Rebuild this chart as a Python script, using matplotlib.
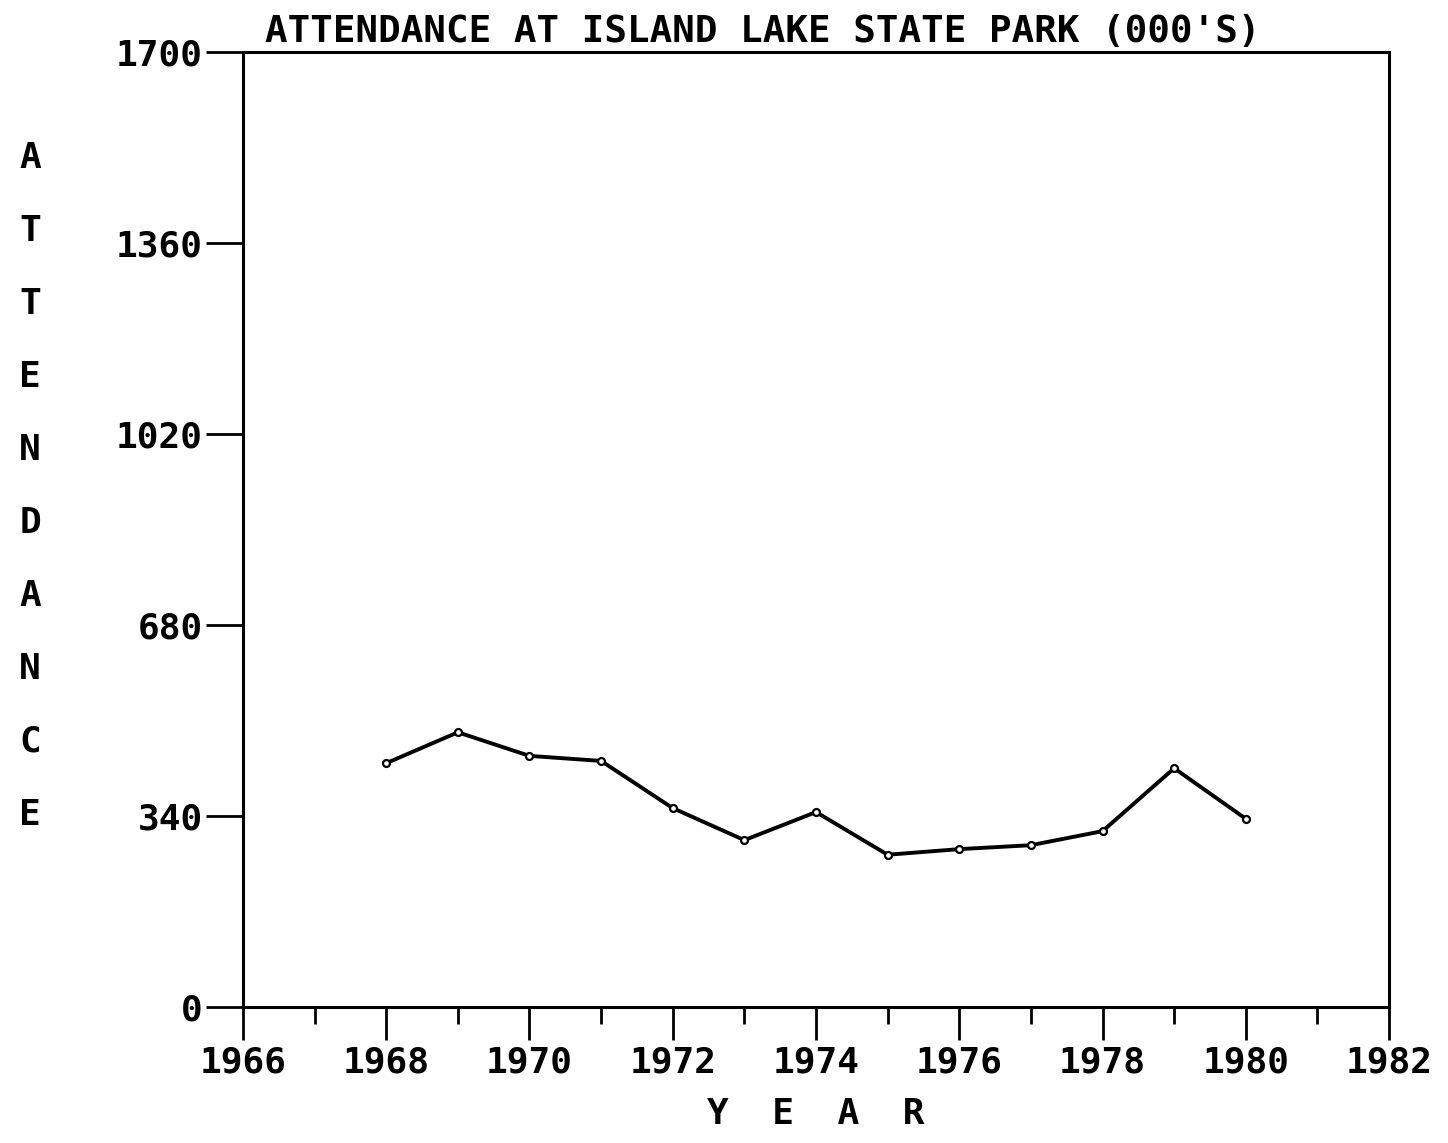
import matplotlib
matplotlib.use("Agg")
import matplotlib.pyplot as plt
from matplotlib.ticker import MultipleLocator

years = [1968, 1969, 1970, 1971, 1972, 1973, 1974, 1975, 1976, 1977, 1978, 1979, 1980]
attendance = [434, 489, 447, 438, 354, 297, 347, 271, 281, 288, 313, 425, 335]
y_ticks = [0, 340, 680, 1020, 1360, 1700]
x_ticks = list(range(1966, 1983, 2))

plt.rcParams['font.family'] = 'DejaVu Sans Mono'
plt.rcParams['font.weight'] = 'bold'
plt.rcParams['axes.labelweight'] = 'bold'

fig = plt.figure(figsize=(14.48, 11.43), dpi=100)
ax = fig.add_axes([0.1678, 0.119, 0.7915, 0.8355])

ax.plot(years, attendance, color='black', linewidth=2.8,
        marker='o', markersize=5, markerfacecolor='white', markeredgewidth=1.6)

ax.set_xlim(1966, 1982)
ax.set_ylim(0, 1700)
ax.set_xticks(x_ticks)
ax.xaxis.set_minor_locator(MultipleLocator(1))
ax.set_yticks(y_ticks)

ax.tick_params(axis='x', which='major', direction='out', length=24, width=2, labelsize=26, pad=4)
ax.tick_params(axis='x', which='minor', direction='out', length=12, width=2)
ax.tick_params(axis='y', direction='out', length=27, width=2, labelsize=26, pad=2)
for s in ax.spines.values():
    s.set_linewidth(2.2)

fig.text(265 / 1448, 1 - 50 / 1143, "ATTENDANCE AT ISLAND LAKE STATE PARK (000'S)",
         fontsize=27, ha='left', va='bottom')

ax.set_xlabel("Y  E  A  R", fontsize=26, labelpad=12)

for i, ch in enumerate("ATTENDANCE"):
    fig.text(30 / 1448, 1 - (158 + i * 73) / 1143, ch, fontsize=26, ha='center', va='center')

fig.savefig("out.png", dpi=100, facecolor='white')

_Goal of the exercise_: All of the material above should be reproduced exactly, except the pictures.

_The output_:
Rebuild this chart as a Python script, using matplotlib.
import matplotlib
matplotlib.use("Agg")
import matplotlib.pyplot as plt
from matplotlib.ticker import MultipleLocator

years = [1968, 1969, 1970, 1971, 1972, 1973, 1974, 1975, 1976, 1977, 1978, 1979, 1980]
attendance = [434, 489, 447, 438, 354, 297, 347, 271, 281, 288, 313, 425, 335]
y_ticks = [0, 340, 680, 1020, 1360, 1700]
x_ticks = list(range(1966, 1983, 2))

plt.rcParams['font.family'] = 'DejaVu Sans Mono'
plt.rcParams['font.weight'] = 'bold'
plt.rcParams['axes.labelweight'] = 'bold'

fig = plt.figure(figsize=(14.48, 11.43), dpi=100)
ax = fig.add_axes([0.1678, 0.119, 0.7915, 0.8355])

ax.plot(years, attendance, color='black', linewidth=2.8,
        marker='o', markersize=5, markerfacecolor='white', markeredgewidth=1.6)

ax.set_xlim(1966, 1982)
ax.set_ylim(0, 1700)
ax.set_xticks(x_ticks)
ax.xaxis.set_minor_locator(MultipleLocator(1))
ax.set_yticks(y_ticks)

ax.tick_params(axis='x', which='major', direction='out', length=24, width=2, labelsize=26, pad=4)
ax.tick_params(axis='x', which='minor', direction='out', length=12, width=2)
ax.tick_params(axis='y', direction='out', length=27, width=2, labelsize=26, pad=2)
for s in ax.spines.values():
    s.set_linewidth(2.2)

fig.text(265 / 1448, 1 - 50 / 1143, "ATTENDANCE AT ISLAND LAKE STATE PARK (000'S)",
         fontsize=27, ha='left', va='bottom')

ax.set_xlabel("Y  E  A  R", fontsize=26, labelpad=12)

for i, ch in enumerate("ATTENDANCE"):
    fig.text(30 / 1448, 1 - (158 + i * 73) / 1143, ch, fontsize=26, ha='center', va='center')

fig.savefig("out.png", dpi=100, facecolor='white')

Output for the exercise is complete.